The task:
Retype each line exactly. Skip images.

Information supplied:
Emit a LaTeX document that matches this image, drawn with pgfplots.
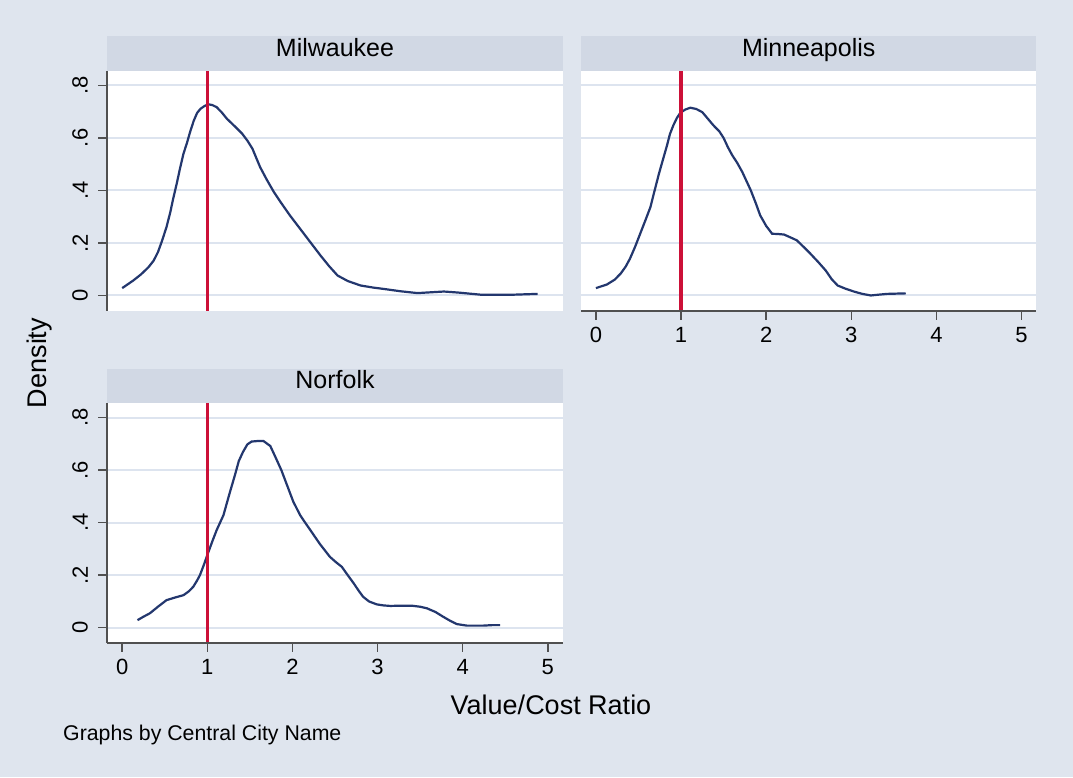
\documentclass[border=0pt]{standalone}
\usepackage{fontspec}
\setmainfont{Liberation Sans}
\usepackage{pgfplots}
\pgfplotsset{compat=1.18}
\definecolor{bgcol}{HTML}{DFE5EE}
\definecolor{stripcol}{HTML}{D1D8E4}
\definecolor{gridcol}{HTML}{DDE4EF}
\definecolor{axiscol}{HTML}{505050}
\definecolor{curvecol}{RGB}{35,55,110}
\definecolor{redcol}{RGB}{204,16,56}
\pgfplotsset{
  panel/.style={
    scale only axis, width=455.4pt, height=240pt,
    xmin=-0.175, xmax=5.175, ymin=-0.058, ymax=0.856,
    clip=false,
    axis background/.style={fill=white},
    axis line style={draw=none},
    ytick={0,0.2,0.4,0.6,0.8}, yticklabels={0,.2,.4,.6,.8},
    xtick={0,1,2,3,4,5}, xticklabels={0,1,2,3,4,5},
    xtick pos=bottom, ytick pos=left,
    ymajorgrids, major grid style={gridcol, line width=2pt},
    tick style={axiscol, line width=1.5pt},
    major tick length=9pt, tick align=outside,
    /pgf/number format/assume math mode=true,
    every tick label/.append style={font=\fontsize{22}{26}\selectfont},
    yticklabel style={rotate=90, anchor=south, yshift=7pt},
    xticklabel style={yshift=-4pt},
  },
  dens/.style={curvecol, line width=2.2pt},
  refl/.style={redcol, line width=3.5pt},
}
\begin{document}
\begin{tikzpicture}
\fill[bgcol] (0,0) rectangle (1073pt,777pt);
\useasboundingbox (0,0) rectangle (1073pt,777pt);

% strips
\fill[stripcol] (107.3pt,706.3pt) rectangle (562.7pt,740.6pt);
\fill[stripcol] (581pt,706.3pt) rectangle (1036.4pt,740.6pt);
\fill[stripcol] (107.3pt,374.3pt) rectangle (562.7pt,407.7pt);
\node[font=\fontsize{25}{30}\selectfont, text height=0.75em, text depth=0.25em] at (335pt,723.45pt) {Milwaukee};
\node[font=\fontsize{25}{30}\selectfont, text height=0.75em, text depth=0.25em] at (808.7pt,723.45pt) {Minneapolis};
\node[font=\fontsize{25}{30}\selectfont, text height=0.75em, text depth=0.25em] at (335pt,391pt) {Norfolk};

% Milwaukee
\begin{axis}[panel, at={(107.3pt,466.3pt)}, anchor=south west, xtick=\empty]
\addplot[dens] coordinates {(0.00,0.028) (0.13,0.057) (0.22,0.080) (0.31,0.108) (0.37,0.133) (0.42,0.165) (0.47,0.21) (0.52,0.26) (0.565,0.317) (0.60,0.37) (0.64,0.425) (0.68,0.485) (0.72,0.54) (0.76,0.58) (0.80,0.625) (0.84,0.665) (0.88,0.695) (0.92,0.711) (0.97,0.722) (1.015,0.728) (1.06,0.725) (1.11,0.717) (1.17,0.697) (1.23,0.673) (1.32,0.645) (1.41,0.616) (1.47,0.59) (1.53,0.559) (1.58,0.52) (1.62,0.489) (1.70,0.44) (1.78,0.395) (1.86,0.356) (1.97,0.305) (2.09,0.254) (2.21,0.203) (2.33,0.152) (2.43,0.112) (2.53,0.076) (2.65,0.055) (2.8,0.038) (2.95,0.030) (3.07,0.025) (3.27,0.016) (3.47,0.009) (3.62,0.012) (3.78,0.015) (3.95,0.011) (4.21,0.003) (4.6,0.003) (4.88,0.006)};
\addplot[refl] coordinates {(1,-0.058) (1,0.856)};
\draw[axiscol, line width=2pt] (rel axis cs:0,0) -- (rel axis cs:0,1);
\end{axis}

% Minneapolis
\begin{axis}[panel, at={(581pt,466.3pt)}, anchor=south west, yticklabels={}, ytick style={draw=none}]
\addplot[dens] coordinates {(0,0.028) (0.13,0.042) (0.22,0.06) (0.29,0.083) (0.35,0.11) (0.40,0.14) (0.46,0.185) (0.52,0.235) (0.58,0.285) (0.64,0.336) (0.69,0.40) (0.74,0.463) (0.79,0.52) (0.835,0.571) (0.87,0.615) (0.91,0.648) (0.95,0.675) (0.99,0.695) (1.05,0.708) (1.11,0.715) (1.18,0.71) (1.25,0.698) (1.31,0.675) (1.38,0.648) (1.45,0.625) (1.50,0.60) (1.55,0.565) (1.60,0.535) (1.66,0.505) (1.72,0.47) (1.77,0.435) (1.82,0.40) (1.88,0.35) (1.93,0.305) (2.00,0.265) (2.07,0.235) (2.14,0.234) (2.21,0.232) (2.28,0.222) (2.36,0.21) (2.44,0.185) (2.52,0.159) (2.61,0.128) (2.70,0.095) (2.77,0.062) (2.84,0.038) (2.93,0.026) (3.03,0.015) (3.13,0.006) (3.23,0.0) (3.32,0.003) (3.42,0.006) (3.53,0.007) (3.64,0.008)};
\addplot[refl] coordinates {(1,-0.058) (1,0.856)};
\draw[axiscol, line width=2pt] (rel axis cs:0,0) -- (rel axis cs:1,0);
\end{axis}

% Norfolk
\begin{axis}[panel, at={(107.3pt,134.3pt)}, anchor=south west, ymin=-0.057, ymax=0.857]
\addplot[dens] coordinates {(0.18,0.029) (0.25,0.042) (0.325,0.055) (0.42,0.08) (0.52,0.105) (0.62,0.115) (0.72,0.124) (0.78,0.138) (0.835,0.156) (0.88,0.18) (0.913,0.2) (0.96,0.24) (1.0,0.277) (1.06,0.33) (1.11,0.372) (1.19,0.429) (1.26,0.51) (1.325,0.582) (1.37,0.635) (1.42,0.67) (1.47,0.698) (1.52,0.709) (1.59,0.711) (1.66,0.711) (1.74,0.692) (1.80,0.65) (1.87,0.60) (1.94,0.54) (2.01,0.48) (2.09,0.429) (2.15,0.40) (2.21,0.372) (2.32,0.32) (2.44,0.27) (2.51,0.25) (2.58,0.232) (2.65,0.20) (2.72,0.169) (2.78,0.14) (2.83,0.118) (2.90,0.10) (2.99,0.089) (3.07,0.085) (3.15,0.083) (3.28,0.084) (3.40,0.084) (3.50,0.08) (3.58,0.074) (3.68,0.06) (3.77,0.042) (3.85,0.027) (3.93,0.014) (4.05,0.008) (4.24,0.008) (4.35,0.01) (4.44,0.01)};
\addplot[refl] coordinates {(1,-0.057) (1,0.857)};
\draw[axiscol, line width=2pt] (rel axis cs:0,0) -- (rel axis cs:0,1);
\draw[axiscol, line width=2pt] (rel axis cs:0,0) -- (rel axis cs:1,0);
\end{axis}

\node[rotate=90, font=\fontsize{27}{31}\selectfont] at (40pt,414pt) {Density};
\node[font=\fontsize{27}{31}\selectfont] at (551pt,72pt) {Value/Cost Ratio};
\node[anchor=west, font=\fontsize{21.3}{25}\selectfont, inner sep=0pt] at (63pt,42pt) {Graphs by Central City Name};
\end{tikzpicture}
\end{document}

Complete response:
Emit a LaTeX document that matches this image, drawn with pgfplots.
\documentclass[border=0pt]{standalone}
\usepackage{fontspec}
\setmainfont{Liberation Sans}
\usepackage{pgfplots}
\pgfplotsset{compat=1.18}
\definecolor{bgcol}{HTML}{DFE5EE}
\definecolor{stripcol}{HTML}{D1D8E4}
\definecolor{gridcol}{HTML}{DDE4EF}
\definecolor{axiscol}{HTML}{505050}
\definecolor{curvecol}{RGB}{35,55,110}
\definecolor{redcol}{RGB}{204,16,56}
\pgfplotsset{
  panel/.style={
    scale only axis, width=455.4pt, height=240pt,
    xmin=-0.175, xmax=5.175, ymin=-0.058, ymax=0.856,
    clip=false,
    axis background/.style={fill=white},
    axis line style={draw=none},
    ytick={0,0.2,0.4,0.6,0.8}, yticklabels={0,.2,.4,.6,.8},
    xtick={0,1,2,3,4,5}, xticklabels={0,1,2,3,4,5},
    xtick pos=bottom, ytick pos=left,
    ymajorgrids, major grid style={gridcol, line width=2pt},
    tick style={axiscol, line width=1.5pt},
    major tick length=9pt, tick align=outside,
    /pgf/number format/assume math mode=true,
    every tick label/.append style={font=\fontsize{22}{26}\selectfont},
    yticklabel style={rotate=90, anchor=south, yshift=7pt},
    xticklabel style={yshift=-4pt},
  },
  dens/.style={curvecol, line width=2.2pt},
  refl/.style={redcol, line width=3.5pt},
}
\begin{document}
\begin{tikzpicture}
\fill[bgcol] (0,0) rectangle (1073pt,777pt);
\useasboundingbox (0,0) rectangle (1073pt,777pt);

% strips
\fill[stripcol] (107.3pt,706.3pt) rectangle (562.7pt,740.6pt);
\fill[stripcol] (581pt,706.3pt) rectangle (1036.4pt,740.6pt);
\fill[stripcol] (107.3pt,374.3pt) rectangle (562.7pt,407.7pt);
\node[font=\fontsize{25}{30}\selectfont, text height=0.75em, text depth=0.25em] at (335pt,723.45pt) {Milwaukee};
\node[font=\fontsize{25}{30}\selectfont, text height=0.75em, text depth=0.25em] at (808.7pt,723.45pt) {Minneapolis};
\node[font=\fontsize{25}{30}\selectfont, text height=0.75em, text depth=0.25em] at (335pt,391pt) {Norfolk};

% Milwaukee
\begin{axis}[panel, at={(107.3pt,466.3pt)}, anchor=south west, xtick=\empty]
\addplot[dens] coordinates {(0.00,0.028) (0.13,0.057) (0.22,0.080) (0.31,0.108) (0.37,0.133) (0.42,0.165) (0.47,0.21) (0.52,0.26) (0.565,0.317) (0.60,0.37) (0.64,0.425) (0.68,0.485) (0.72,0.54) (0.76,0.58) (0.80,0.625) (0.84,0.665) (0.88,0.695) (0.92,0.711) (0.97,0.722) (1.015,0.728) (1.06,0.725) (1.11,0.717) (1.17,0.697) (1.23,0.673) (1.32,0.645) (1.41,0.616) (1.47,0.59) (1.53,0.559) (1.58,0.52) (1.62,0.489) (1.70,0.44) (1.78,0.395) (1.86,0.356) (1.97,0.305) (2.09,0.254) (2.21,0.203) (2.33,0.152) (2.43,0.112) (2.53,0.076) (2.65,0.055) (2.8,0.038) (2.95,0.030) (3.07,0.025) (3.27,0.016) (3.47,0.009) (3.62,0.012) (3.78,0.015) (3.95,0.011) (4.21,0.003) (4.6,0.003) (4.88,0.006)};
\addplot[refl] coordinates {(1,-0.058) (1,0.856)};
\draw[axiscol, line width=2pt] (rel axis cs:0,0) -- (rel axis cs:0,1);
\end{axis}

% Minneapolis
\begin{axis}[panel, at={(581pt,466.3pt)}, anchor=south west, yticklabels={}, ytick style={draw=none}]
\addplot[dens] coordinates {(0,0.028) (0.13,0.042) (0.22,0.06) (0.29,0.083) (0.35,0.11) (0.40,0.14) (0.46,0.185) (0.52,0.235) (0.58,0.285) (0.64,0.336) (0.69,0.40) (0.74,0.463) (0.79,0.52) (0.835,0.571) (0.87,0.615) (0.91,0.648) (0.95,0.675) (0.99,0.695) (1.05,0.708) (1.11,0.715) (1.18,0.71) (1.25,0.698) (1.31,0.675) (1.38,0.648) (1.45,0.625) (1.50,0.60) (1.55,0.565) (1.60,0.535) (1.66,0.505) (1.72,0.47) (1.77,0.435) (1.82,0.40) (1.88,0.35) (1.93,0.305) (2.00,0.265) (2.07,0.235) (2.14,0.234) (2.21,0.232) (2.28,0.222) (2.36,0.21) (2.44,0.185) (2.52,0.159) (2.61,0.128) (2.70,0.095) (2.77,0.062) (2.84,0.038) (2.93,0.026) (3.03,0.015) (3.13,0.006) (3.23,0.0) (3.32,0.003) (3.42,0.006) (3.53,0.007) (3.64,0.008)};
\addplot[refl] coordinates {(1,-0.058) (1,0.856)};
\draw[axiscol, line width=2pt] (rel axis cs:0,0) -- (rel axis cs:1,0);
\end{axis}

% Norfolk
\begin{axis}[panel, at={(107.3pt,134.3pt)}, anchor=south west, ymin=-0.057, ymax=0.857]
\addplot[dens] coordinates {(0.18,0.029) (0.25,0.042) (0.325,0.055) (0.42,0.08) (0.52,0.105) (0.62,0.115) (0.72,0.124) (0.78,0.138) (0.835,0.156) (0.88,0.18) (0.913,0.2) (0.96,0.24) (1.0,0.277) (1.06,0.33) (1.11,0.372) (1.19,0.429) (1.26,0.51) (1.325,0.582) (1.37,0.635) (1.42,0.67) (1.47,0.698) (1.52,0.709) (1.59,0.711) (1.66,0.711) (1.74,0.692) (1.80,0.65) (1.87,0.60) (1.94,0.54) (2.01,0.48) (2.09,0.429) (2.15,0.40) (2.21,0.372) (2.32,0.32) (2.44,0.27) (2.51,0.25) (2.58,0.232) (2.65,0.20) (2.72,0.169) (2.78,0.14) (2.83,0.118) (2.90,0.10) (2.99,0.089) (3.07,0.085) (3.15,0.083) (3.28,0.084) (3.40,0.084) (3.50,0.08) (3.58,0.074) (3.68,0.06) (3.77,0.042) (3.85,0.027) (3.93,0.014) (4.05,0.008) (4.24,0.008) (4.35,0.01) (4.44,0.01)};
\addplot[refl] coordinates {(1,-0.057) (1,0.857)};
\draw[axiscol, line width=2pt] (rel axis cs:0,0) -- (rel axis cs:0,1);
\draw[axiscol, line width=2pt] (rel axis cs:0,0) -- (rel axis cs:1,0);
\end{axis}

\node[rotate=90, font=\fontsize{27}{31}\selectfont] at (40pt,414pt) {Density};
\node[font=\fontsize{27}{31}\selectfont] at (551pt,72pt) {Value/Cost Ratio};
\node[anchor=west, font=\fontsize{21.3}{25}\selectfont, inner sep=0pt] at (63pt,42pt) {Graphs by Central City Name};
\end{tikzpicture}
\end{document}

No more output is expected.